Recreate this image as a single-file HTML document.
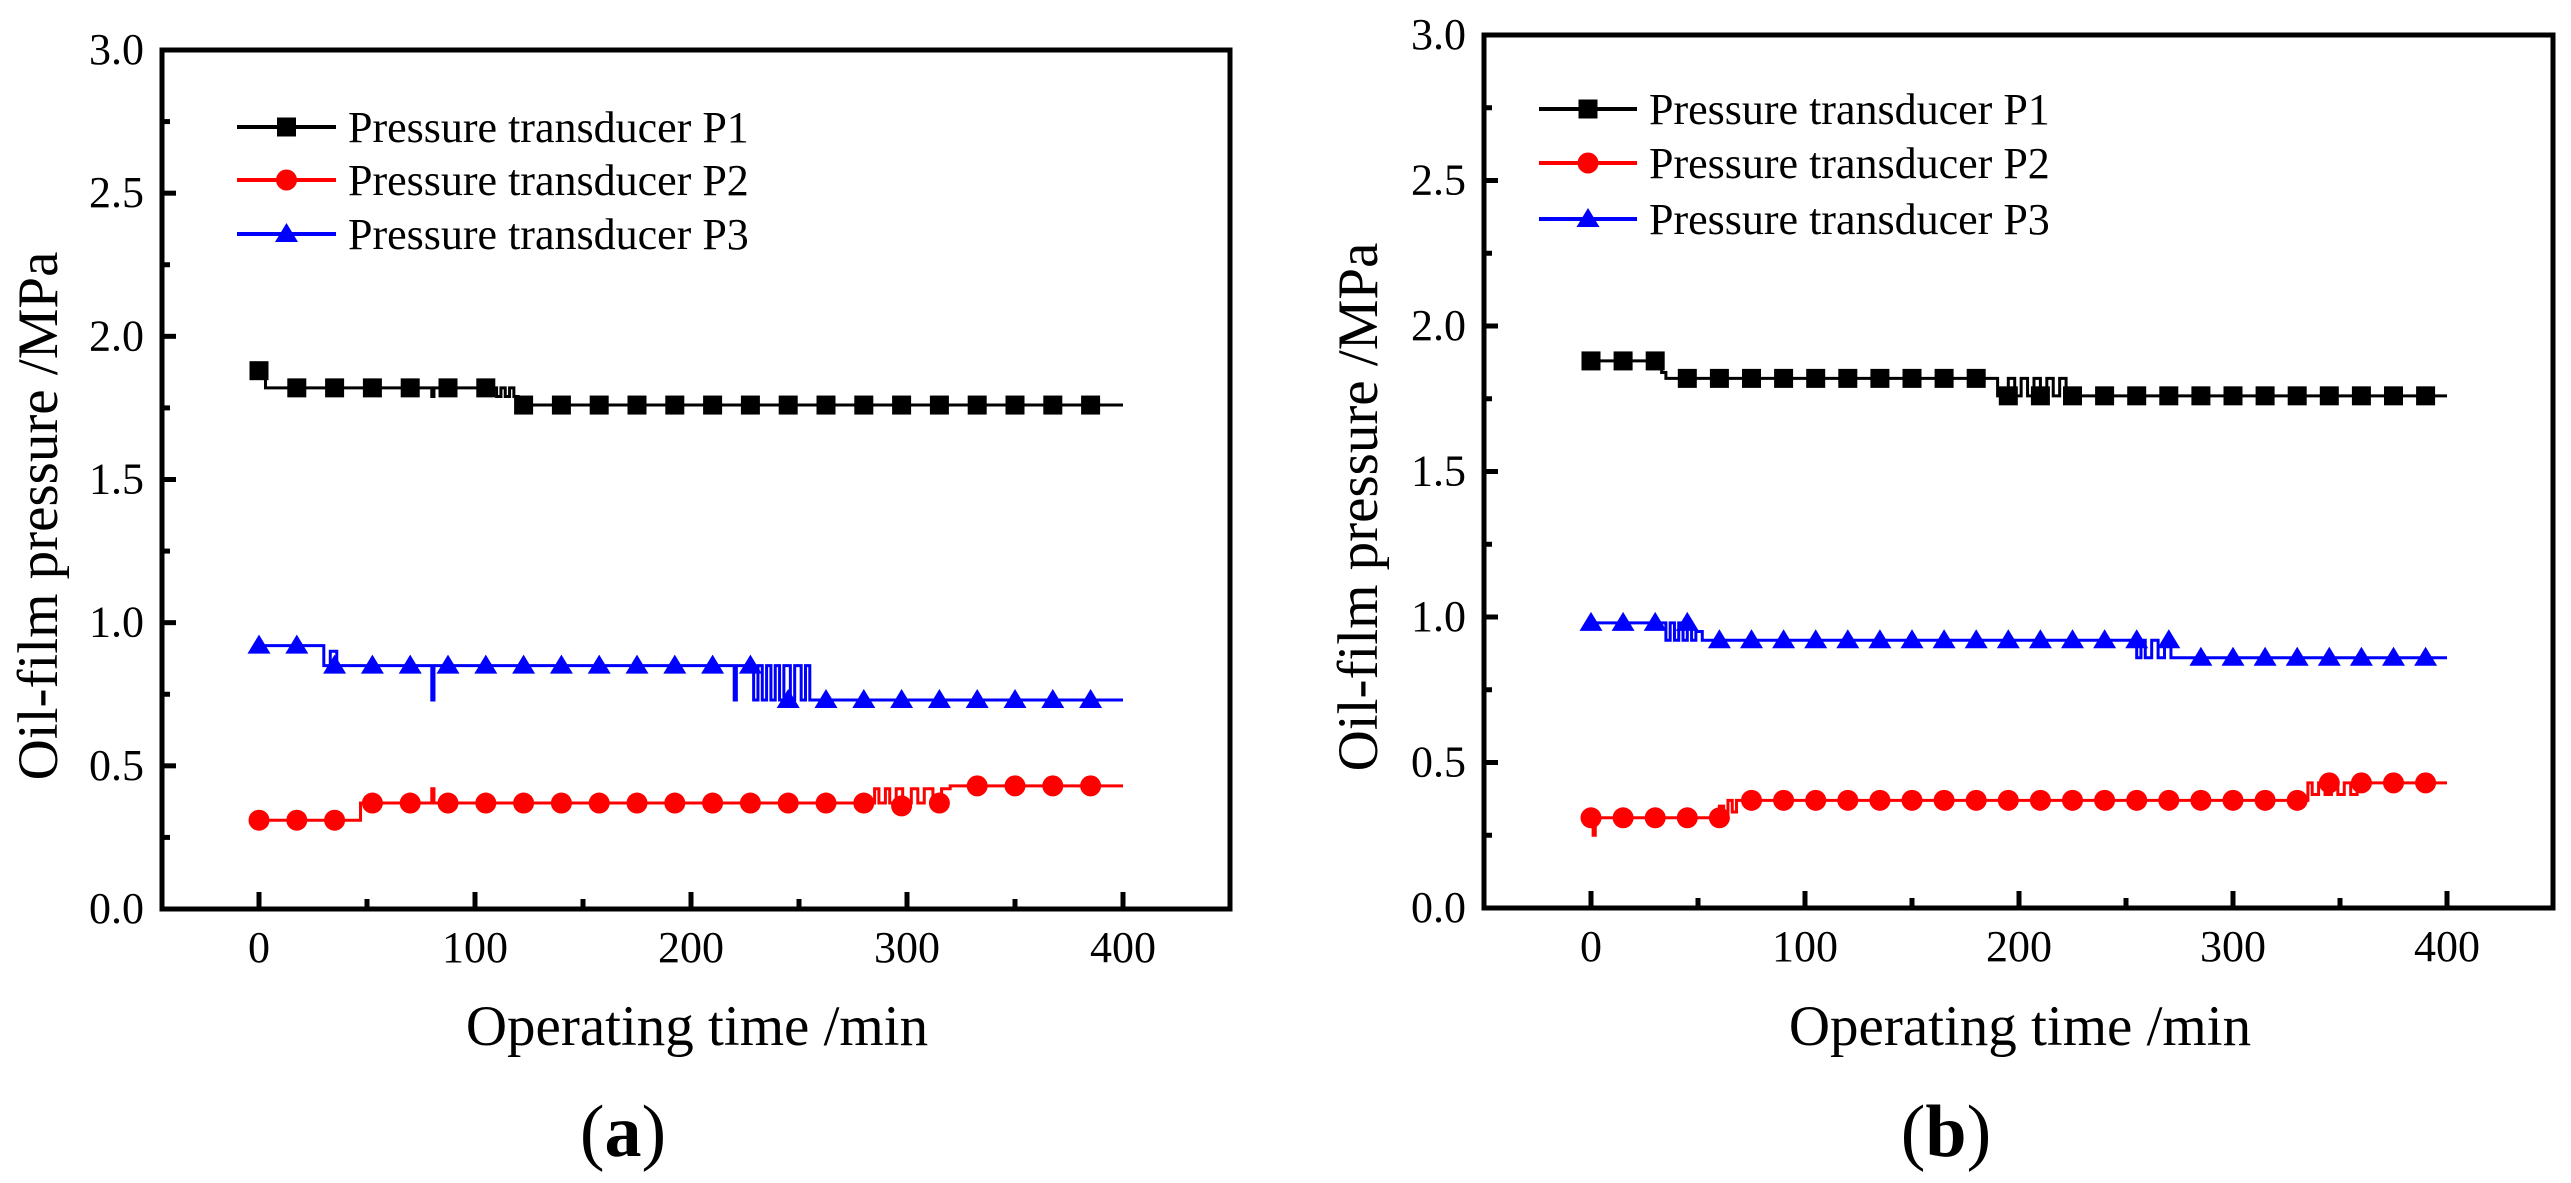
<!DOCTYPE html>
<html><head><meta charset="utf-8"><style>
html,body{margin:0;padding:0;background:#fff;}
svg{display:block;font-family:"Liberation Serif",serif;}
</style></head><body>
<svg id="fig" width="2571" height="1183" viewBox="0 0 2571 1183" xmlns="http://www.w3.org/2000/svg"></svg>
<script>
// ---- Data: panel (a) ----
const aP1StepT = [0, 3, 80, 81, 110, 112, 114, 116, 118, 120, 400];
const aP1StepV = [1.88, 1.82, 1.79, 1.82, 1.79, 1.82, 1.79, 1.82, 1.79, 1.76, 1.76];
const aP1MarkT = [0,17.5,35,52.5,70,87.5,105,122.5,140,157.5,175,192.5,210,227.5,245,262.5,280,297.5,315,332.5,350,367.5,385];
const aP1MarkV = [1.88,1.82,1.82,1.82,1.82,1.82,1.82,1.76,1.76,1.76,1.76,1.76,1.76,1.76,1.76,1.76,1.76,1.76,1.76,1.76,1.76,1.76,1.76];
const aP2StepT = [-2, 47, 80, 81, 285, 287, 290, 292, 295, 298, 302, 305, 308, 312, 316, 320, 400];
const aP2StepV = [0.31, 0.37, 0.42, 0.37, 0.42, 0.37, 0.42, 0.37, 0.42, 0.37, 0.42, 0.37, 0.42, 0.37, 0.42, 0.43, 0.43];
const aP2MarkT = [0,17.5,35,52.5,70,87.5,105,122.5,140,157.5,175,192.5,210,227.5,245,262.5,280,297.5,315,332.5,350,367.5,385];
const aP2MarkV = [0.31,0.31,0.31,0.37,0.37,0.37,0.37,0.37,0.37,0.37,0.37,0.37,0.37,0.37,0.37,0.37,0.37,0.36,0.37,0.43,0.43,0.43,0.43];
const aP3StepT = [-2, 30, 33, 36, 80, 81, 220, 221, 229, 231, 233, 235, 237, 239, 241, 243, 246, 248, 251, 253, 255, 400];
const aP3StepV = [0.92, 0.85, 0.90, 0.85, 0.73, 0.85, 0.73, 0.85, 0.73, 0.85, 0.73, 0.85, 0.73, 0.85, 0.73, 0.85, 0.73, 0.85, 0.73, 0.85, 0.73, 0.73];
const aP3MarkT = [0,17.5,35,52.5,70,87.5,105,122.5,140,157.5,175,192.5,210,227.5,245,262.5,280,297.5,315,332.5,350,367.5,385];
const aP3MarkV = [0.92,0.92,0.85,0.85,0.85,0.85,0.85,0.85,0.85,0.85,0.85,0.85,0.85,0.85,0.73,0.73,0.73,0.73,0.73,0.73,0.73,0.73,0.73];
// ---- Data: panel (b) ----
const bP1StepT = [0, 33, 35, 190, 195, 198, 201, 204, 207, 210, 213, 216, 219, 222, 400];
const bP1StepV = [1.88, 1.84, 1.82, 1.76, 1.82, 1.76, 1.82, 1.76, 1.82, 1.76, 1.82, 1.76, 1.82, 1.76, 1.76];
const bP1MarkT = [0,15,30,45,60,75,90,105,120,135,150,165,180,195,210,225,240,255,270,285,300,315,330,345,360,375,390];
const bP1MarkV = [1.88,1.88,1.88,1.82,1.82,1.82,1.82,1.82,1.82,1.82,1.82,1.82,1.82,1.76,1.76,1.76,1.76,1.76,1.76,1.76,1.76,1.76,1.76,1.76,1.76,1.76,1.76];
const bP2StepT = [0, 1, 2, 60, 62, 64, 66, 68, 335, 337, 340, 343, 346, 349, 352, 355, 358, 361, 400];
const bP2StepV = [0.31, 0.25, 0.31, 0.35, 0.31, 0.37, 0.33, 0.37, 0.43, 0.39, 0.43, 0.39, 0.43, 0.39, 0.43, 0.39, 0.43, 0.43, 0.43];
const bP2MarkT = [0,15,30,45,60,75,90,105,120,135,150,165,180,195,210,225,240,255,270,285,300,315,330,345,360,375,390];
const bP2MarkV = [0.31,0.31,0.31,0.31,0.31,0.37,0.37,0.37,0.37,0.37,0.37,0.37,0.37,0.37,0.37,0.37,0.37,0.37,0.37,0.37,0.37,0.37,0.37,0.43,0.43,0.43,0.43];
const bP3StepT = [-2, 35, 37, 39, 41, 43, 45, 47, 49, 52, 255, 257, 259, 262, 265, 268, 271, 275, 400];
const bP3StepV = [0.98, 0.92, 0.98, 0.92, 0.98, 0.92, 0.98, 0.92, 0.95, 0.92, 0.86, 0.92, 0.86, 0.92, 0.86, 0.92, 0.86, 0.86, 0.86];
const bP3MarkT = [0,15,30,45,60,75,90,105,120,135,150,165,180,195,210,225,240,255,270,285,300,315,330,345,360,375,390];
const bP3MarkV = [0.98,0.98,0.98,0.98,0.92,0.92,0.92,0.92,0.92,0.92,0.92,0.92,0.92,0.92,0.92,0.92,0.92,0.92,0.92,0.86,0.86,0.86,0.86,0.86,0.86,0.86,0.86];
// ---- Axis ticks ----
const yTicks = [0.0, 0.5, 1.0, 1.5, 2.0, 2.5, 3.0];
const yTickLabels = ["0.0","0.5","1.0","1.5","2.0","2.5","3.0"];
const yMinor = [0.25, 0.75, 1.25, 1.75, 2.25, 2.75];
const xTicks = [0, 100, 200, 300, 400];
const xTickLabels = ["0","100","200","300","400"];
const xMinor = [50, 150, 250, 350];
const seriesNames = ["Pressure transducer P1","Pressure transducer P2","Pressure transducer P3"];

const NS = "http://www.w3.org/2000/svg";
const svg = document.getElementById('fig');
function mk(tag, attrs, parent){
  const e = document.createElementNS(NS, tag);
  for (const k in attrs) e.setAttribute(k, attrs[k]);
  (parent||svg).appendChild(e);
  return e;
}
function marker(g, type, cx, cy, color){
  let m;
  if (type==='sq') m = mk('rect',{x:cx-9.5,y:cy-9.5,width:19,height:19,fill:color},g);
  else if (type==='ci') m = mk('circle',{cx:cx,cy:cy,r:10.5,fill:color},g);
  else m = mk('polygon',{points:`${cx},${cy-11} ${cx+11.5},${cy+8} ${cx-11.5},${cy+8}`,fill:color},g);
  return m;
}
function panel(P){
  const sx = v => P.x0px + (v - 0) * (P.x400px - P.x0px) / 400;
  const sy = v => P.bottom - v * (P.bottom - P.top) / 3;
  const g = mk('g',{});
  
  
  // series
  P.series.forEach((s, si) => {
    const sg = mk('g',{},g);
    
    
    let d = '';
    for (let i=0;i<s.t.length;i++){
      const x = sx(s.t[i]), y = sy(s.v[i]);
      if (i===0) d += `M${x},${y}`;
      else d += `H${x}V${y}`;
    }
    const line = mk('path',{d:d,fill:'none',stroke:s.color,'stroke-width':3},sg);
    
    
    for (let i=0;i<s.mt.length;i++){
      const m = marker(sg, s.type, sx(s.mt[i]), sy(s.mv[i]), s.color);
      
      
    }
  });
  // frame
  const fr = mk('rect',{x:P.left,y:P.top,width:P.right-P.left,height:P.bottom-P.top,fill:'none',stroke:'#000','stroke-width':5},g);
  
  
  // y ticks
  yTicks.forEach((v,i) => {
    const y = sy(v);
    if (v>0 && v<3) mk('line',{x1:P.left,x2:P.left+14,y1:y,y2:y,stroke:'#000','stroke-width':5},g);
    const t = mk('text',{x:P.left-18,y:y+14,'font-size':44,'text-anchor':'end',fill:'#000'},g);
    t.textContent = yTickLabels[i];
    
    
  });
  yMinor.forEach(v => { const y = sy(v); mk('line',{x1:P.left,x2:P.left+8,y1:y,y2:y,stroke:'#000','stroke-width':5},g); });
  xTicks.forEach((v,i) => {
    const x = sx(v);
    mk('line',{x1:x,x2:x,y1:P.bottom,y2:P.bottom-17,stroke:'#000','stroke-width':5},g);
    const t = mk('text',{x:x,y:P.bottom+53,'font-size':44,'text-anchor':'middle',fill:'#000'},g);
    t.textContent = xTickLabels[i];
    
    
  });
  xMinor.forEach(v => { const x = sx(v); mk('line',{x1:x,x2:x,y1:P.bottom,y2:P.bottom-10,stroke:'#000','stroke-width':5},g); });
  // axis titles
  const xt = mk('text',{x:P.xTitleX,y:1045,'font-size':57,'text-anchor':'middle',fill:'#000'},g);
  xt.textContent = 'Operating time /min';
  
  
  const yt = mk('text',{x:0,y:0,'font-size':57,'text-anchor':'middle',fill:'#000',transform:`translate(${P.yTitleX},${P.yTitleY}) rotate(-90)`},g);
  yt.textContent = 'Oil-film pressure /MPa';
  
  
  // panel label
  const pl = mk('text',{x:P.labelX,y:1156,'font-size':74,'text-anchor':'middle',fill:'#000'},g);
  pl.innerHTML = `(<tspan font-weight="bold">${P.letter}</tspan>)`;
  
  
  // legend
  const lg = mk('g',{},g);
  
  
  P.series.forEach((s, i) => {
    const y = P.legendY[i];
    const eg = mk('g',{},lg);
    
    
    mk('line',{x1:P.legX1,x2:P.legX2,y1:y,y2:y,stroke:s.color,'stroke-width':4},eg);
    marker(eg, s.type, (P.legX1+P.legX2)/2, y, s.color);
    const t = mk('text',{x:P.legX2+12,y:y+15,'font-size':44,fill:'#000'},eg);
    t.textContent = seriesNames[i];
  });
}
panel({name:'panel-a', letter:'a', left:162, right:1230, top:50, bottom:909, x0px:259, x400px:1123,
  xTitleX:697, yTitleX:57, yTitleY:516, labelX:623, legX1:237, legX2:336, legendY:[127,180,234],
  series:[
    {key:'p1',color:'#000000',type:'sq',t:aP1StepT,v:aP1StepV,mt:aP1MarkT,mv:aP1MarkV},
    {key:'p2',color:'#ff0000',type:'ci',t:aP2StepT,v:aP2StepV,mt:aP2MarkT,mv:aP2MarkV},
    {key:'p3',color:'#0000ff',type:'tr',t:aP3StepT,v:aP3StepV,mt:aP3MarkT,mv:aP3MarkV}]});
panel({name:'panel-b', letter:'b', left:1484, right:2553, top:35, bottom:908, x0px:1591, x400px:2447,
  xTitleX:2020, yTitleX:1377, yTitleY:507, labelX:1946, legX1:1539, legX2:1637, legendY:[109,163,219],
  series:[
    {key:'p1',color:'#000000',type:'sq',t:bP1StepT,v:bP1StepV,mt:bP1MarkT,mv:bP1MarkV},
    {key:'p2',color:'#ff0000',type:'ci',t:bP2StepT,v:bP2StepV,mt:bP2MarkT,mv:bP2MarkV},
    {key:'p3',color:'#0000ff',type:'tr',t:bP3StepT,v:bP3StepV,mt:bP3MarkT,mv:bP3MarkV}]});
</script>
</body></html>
|---|
• **Given instruction**
Scan the data above and copy every line with "document" in it.

• **Written response**
Recreate this image as a single-file HTML document.
const svg = document.getElementById('fig');
  const e = document.createElementNS(NS, tag);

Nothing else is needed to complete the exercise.